Collect each line holding the string "this".

Rows from a dataset of charts and code:

▬▬▬▬▬▬▬▬▬▬

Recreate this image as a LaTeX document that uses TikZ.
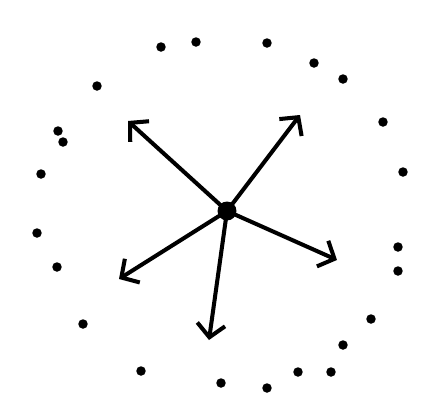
\documentclass[tikz,border=0pt]{standalone}
\usepackage{amsmath,amssymb}
\usepackage{xcolor}
\usepackage{tikz}
\usetikzlibrary{arrows.meta}

\begin{document}
\begin{tikzpicture}[x=0.02cm,y=-0.02cm,
  spoke/.style={line width=2.3pt, -{Straight Barb[length=2.6mm,width=5.6mm,line width=2.3pt]}},
  pt/.style={circle, fill, inner sep=0pt, minimum size=0.19cm}]
\useasboundingbox (0,0) rectangle (437,396);
% centre and the five arrows
\node[circle, fill, inner sep=0pt, minimum size=0.38cm] (centre) at (227,211) {};
\coordinate (ul) at (128,121);
\coordinate (ur) at (300,115);
\coordinate (rt) at (337,260);
\coordinate (dn) at (209,340);
\coordinate (lf) at (119,279);
\draw[spoke] (centre.center) -- (ul);
\draw[spoke] (centre.center) -- (ur);
\draw[spoke] (centre.center) -- (rt);
\draw[spoke] (centre.center) -- (dn);
\draw[spoke] (centre.center) -- (lf);
%
% the dots round it
\node[pt] (d1) at (161,47) {};
\node[pt] (d2) at (196,42) {};
\node[pt] (d3) at (267,43) {};
\node[pt] (d4) at (314,63) {};
\node[pt] (d5) at (343,79) {};
\node[pt] (d6) at (97,86) {};
\node[pt] (d7) at (383,122) {};
\node[pt] (d8) at (58,131) {};
\node[pt] (d9) at (63,142) {};
\node[pt] (d10) at (403,172) {};
\node[pt] (d11) at (41,174) {};
\node[pt] (d12) at (37,233) {};
\node[pt] (d13) at (398,247) {};
\node[pt] (d14) at (398,271) {};
\node[pt] (d15) at (57,267) {};
\node[pt] (d16) at (371,319) {};
\node[pt] (d17) at (83,324) {};
\node[pt] (d18) at (343,345) {};
\node[pt] (d19) at (141,371) {};
\node[pt] (d20) at (298,372) {};
\node[pt] (d21) at (331,372) {};
\node[pt] (d22) at (221,383) {};
\node[pt] (d23) at (267,388) {};
\end{tikzpicture}
\end{document}
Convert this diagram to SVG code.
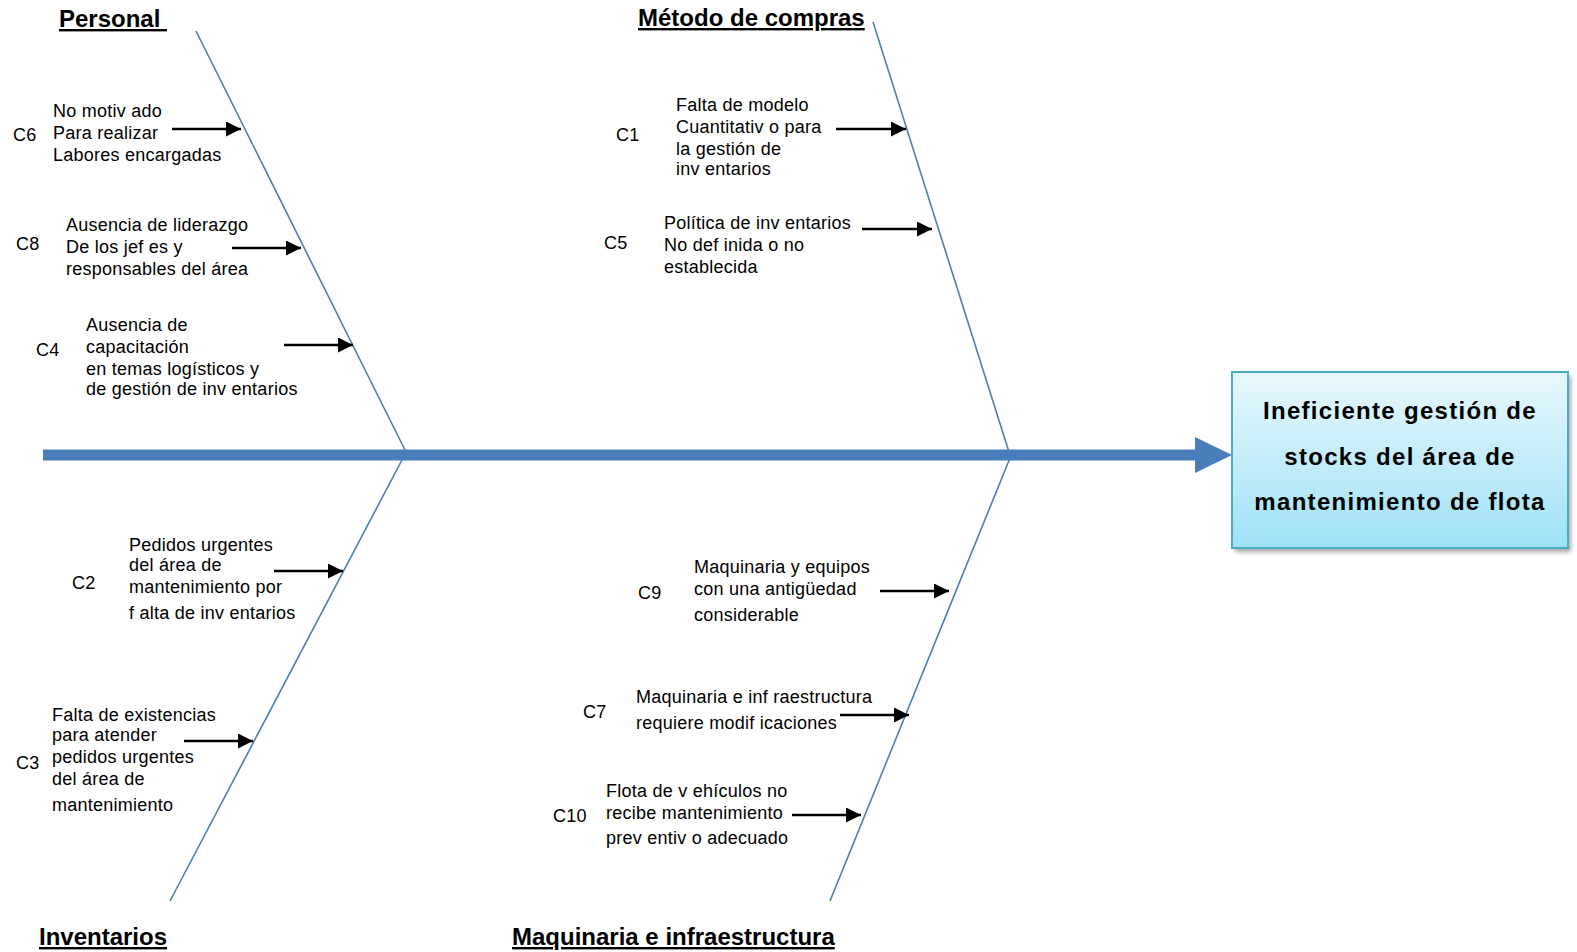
<svg xmlns="http://www.w3.org/2000/svg" width="1577" height="952" viewBox="0 0 1577 952" xml:space="preserve">
<style>
.t{font-family:"Liberation Sans",Arial,sans-serif;font-size:18px;fill:#000;letter-spacing:0.25px}
.h{font-family:"Liberation Sans",Arial,sans-serif;font-size:24px;font-weight:bold;fill:#000;text-decoration:underline}
.e{font-family:"Liberation Sans",Arial,sans-serif;font-size:24px;font-weight:bold;fill:#000;letter-spacing:1.3px}
.b{stroke:#4a7ebb;stroke-width:1.6;fill:none}
.a{stroke:#000;stroke-width:2.6;fill:none;marker-end:url(#ah)}
</style>
<defs>
<marker id="ah" markerUnits="userSpaceOnUse" markerWidth="16" markerHeight="16" refX="15" refY="7.5" orient="auto" viewBox="0 0 16 16">
<path d="M0,0 L15,7.5 L0,15 z" fill="#000"/>
</marker>
<linearGradient id="bg" x1="0" y1="0" x2="0" y2="1">
<stop offset="0" stop-color="#e8f8fd"/>
<stop offset="1" stop-color="#9fe1f5"/>
</linearGradient>
<filter id="sh" x="-10%" y="-10%" width="130%" height="130%">
<feGaussianBlur stdDeviation="2"/>
</filter>
</defs>
<rect width="1577" height="952" fill="#fff"/>

<g id="connectors">
<line class="b" x1="196" y1="31" x2="406" y2="452"/>
<line class="b" x1="873" y1="22" x2="1009" y2="452"/>
<line class="b" x1="403" y1="458" x2="170" y2="901"/>
<line class="b" x1="1010" y1="458" x2="830" y2="901"/>
<line x1="43" y1="455" x2="1197" y2="455" stroke="#4a7ebb" stroke-width="11"/>
<polygon points="1195,437 1232,455 1195,473" fill="#4a7ebb"/>
<line class="a" x1="172" y1="129" x2="241" y2="129"/>
<line class="a" x1="232" y1="248" x2="301" y2="248"/>
<line class="a" x1="284" y1="345" x2="353" y2="345"/>
<line class="a" x1="836" y1="129" x2="906" y2="129"/>
<line class="a" x1="862" y1="229" x2="932" y2="229"/>
<line class="a" x1="274" y1="571" x2="343" y2="571"/>
<line class="a" x1="184" y1="741" x2="253" y2="741"/>
<line class="a" x1="880" y1="591" x2="949" y2="591"/>
<line class="a" x1="840" y1="715" x2="909" y2="715"/>
<line class="a" x1="792" y1="815" x2="861" y2="815"/>
</g>

<g id="cat-personal"><text class="h" x="59" y="27">Personal&#160;</text></g>
<g id="cat-metodo"><text class="h" x="638" y="26">Método de compras</text></g>
<g id="cat-inventarios"><text class="h" x="39" y="945">Inventarios</text></g>
<g id="cat-maquinaria"><text class="h" x="512" y="945">Maquinaria e infraestructura</text></g>

<g id="effect">
<rect x="1235" y="376" width="336" height="176" fill="#000" opacity="0.35" filter="url(#sh)"/>
<rect x="1232" y="372" width="336" height="176" fill="url(#bg)" stroke="#4bacc6" stroke-width="2"/>
<text class="e" x="1400" y="419" text-anchor="middle">Ineficiente gestión de</text>
<text class="e" x="1400" y="465" text-anchor="middle">stocks  del área de</text>
<text class="e" x="1400" y="510" text-anchor="middle">mantenimiento de flota</text>
</g>

<g id="c6">
<text class="t" x="13" y="141">C6</text>
<text class="t" x="53" y="117">No motiv ado</text>
<text class="t" x="53" y="139">Para realizar</text>
<text class="t" x="53" y="161">Labores encargadas</text>
</g>
<g id="c8">
<text class="t" x="16" y="250">C8</text>
<text class="t" x="66" y="231">Ausencia de liderazgo</text>
<text class="t" x="66" y="253">De los jef es y</text>
<text class="t" x="66" y="275">responsables del área</text>
</g>
<g id="c4">
<text class="t" x="36" y="356">C4</text>
<text class="t" x="86" y="331">Ausencia de</text>
<text class="t" x="86" y="353">capacitación</text>
<text class="t" x="86" y="375">en temas logísticos y</text>
<text class="t" x="86" y="395">de gestión de inv entarios</text>
</g>
<g id="c1">
<text class="t" x="616" y="141">C1</text>
<text class="t" x="676" y="111">Falta de modelo</text>
<text class="t" x="676" y="133">Cuantitativ o para</text>
<text class="t" x="676" y="155">la gestión de</text>
<text class="t" x="676" y="175">inv entarios</text>
</g>
<g id="c5">
<text class="t" x="604" y="249">C5</text>
<text class="t" x="664" y="229">Política de inv entarios</text>
<text class="t" x="664" y="251">No def inida o no</text>
<text class="t" x="664" y="273">establecida</text>
</g>
<g id="c2">
<text class="t" x="72" y="589">C2</text>
<text class="t" x="129" y="551">Pedidos urgentes</text>
<text class="t" x="129" y="571">del área de</text>
<text class="t" x="129" y="593">mantenimiento por</text>
<text class="t" x="129" y="619">f alta de inv entarios</text>
</g>
<g id="c3">
<text class="t" x="16" y="769">C3</text>
<text class="t" x="52" y="721">Falta de existencias</text>
<text class="t" x="52" y="741">para atender</text>
<text class="t" x="52" y="763">pedidos urgentes</text>
<text class="t" x="52" y="785">del área de</text>
<text class="t" x="52" y="811">mantenimiento</text>
</g>
<g id="c9">
<text class="t" x="638" y="599">C9</text>
<text class="t" x="694" y="573">Maquinaria  y equipos</text>
<text class="t" x="694" y="595">con  una antigüedad</text>
<text class="t" x="694" y="621">considerable</text>
</g>
<g id="c7">
<text class="t" x="583" y="718">C7</text>
<text class="t" x="636" y="703">Maquinaria  e inf raestructura</text>
<text class="t" x="636" y="729">requiere  modif icaciones</text>
</g>
<g id="c10">
<text class="t" x="553" y="822">C10</text>
<text class="t" x="606" y="797">Flota de v ehículos no</text>
<text class="t" x="606" y="819">recibe mantenimiento</text>
<text class="t" x="606" y="844">prev entiv o adecuado</text>
</g>
</svg>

▬▬▬▬▬▬▬▬▬▬

Reply to the task:
Recreate this image as a LaTeX document that uses TikZ.
Convert this diagram to SVG code.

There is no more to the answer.